◆ **PROBLEM DETAILS**
Without the pictures, extract every line from the start of the material to the line containing "(301.5,633) -- cycle;", both ends included.

* begin *

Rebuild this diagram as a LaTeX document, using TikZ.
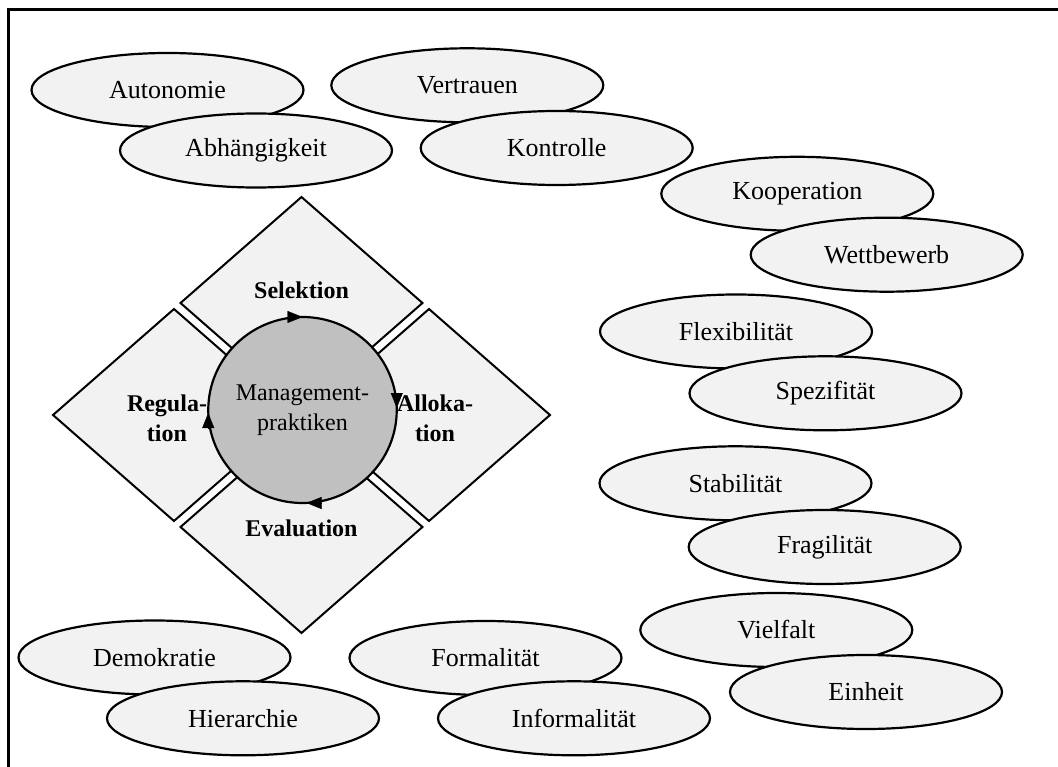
\documentclass[tikz,border=0pt]{standalone}
\usepackage{fontspec}
\setmainfont{Liberation Serif}
\usetikzlibrary{shapes.geometric,arrows.meta}
\definecolor{lightfill}{RGB}{242,242,242}
\definecolor{hubfill}{RGB}{192,192,192}

\begin{document}
\begin{tikzpicture}[x=1pt,y=-1pt,
  pole/.style={ellipse, draw, line width=2.2pt, fill=lightfill,
    minimum width=272pt, minimum height=74pt, inner sep=0pt,
    font=\fontsize{26}{30}\selectfont},
  facet/.style={draw, line width=2pt, fill=lightfill, line join=miter},
  facetlabel/.style={align=center, inner sep=0pt,
    font=\fontsize{24}{30}\selectfont\bfseries},
  hub/.style={ellipse, draw, line width=2.2pt, fill=hubfill,
    minimum width=166pt, minimum height=186pt, inner sep=0pt, align=center,
    font=\fontsize{24}{30}\selectfont},
  cycarrow/.style={line width=0.4pt, -{Triangle[length=15pt,width=12pt]}},
  frame/.style={line width=3pt}
]
\useasboundingbox (0,0) rectangle (1058,767);

% outer frame
\coordinate (fbl) at (8,770);
\coordinate (ftl) at (8,10);
\coordinate (ftr) at (1062,10);
\draw[frame] (fbl) -- (ftl) -- (ftr);

% the four facets around the management practices
\draw[facet] (301.5,197) -- (422.5,303) -- (301.5,409) -- (180.5,303) -- cycle;
\draw[facet] (53,415) -- (174,309) -- (295,415) -- (174,521) -- cycle;
\draw[facet] (308,415) -- (429,309) -- (550,415) -- (429,521) -- cycle;
\draw[facet] (180.5,527) -- (301.5,421) -- (422.5,527) -- (301.5,633) -- cycle;

\node[facetlabel] (sel) at (301.5,290) {Selektion};
\node[facetlabel] (eva) at (301.5,528) {Evaluation};
\node[facetlabel] (reg) at (167,418) {Regula-\\tion};
\node[facetlabel] (all) at (435,418) {Alloka-\\tion};

% central cycle, running clockwise
\node[hub] (mp) at (302.5,410) {Management-\\praktiken};
\draw[cycarrow] ([xshift=-16pt,yshift=-1.1pt]mp.north) -- ([yshift=-1.1pt]mp.north);
\draw[cycarrow] ([xshift=-1.1pt,yshift=17pt]mp.east) -- ([xshift=-1.1pt,yshift=2pt]mp.east);
\draw[cycarrow] ([xshift=19pt,yshift=1.1pt]mp.south) -- ([xshift=4pt,yshift=1.1pt]mp.south);
\draw[cycarrow] ([xshift=1.1pt,yshift=-18pt]mp.west) -- ([xshift=1.1pt,yshift=-3pt]mp.west);

% tension pairs
\node[pole] (aut) at (167.5,90)   {Autonomie};
\node[pole] (abh) at (256,150.5)  {Abhängigkeit};
\node[pole] (ver) at (467.3,85.3) {Vertrauen};
\node[pole] (kon) at (556.7,148)  {Kontrolle};
\node[pole] (koo) at (797.3,193.8) {Kooperation};
\node[pole] (wet) at (886.7,254.7) {Wettbewerb};
\node[pole] (fle) at (736,331.5)  {Flexibilität};
\node[pole] (spe) at (825.5,393.3) {Spezifität};
\node[pole] (sta) at (735.5,483.3) {Stabilität};
\node[pole] (fra) at (824.7,547)  {Fragilität};
\node[pole] (vie) at (776.3,630)  {Vielfalt};
\node[pole] (ein) at (866,692)    {Einheit};
\node[pole] (dem) at (154.5,657.5) {Demokratie};
\node[pole] (hie) at (243,718.3)  {Hierarchie};
\node[pole] (for) at (485.5,658)  {Formalität};
\node[pole] (inf) at (574,718.3)  {Informalität};
\end{tikzpicture}
\end{document}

* end *

◆ **WRITTEN SOLUTION**
Rebuild this diagram as a LaTeX document, using TikZ.
\documentclass[tikz,border=0pt]{standalone}
\usepackage{fontspec}
\setmainfont{Liberation Serif}
\usetikzlibrary{shapes.geometric,arrows.meta}
\definecolor{lightfill}{RGB}{242,242,242}
\definecolor{hubfill}{RGB}{192,192,192}

\begin{document}
\begin{tikzpicture}[x=1pt,y=-1pt,
  pole/.style={ellipse, draw, line width=2.2pt, fill=lightfill,
    minimum width=272pt, minimum height=74pt, inner sep=0pt,
    font=\fontsize{26}{30}\selectfont},
  facet/.style={draw, line width=2pt, fill=lightfill, line join=miter},
  facetlabel/.style={align=center, inner sep=0pt,
    font=\fontsize{24}{30}\selectfont\bfseries},
  hub/.style={ellipse, draw, line width=2.2pt, fill=hubfill,
    minimum width=166pt, minimum height=186pt, inner sep=0pt, align=center,
    font=\fontsize{24}{30}\selectfont},
  cycarrow/.style={line width=0.4pt, -{Triangle[length=15pt,width=12pt]}},
  frame/.style={line width=3pt}
]
\useasboundingbox (0,0) rectangle (1058,767);

% outer frame
\coordinate (fbl) at (8,770);
\coordinate (ftl) at (8,10);
\coordinate (ftr) at (1062,10);
\draw[frame] (fbl) -- (ftl) -- (ftr);

% the four facets around the management practices
\draw[facet] (301.5,197) -- (422.5,303) -- (301.5,409) -- (180.5,303) -- cycle;
\draw[facet] (53,415) -- (174,309) -- (295,415) -- (174,521) -- cycle;
\draw[facet] (308,415) -- (429,309) -- (550,415) -- (429,521) -- cycle;
\draw[facet] (180.5,527) -- (301.5,421) -- (422.5,527) -- (301.5,633) -- cycle;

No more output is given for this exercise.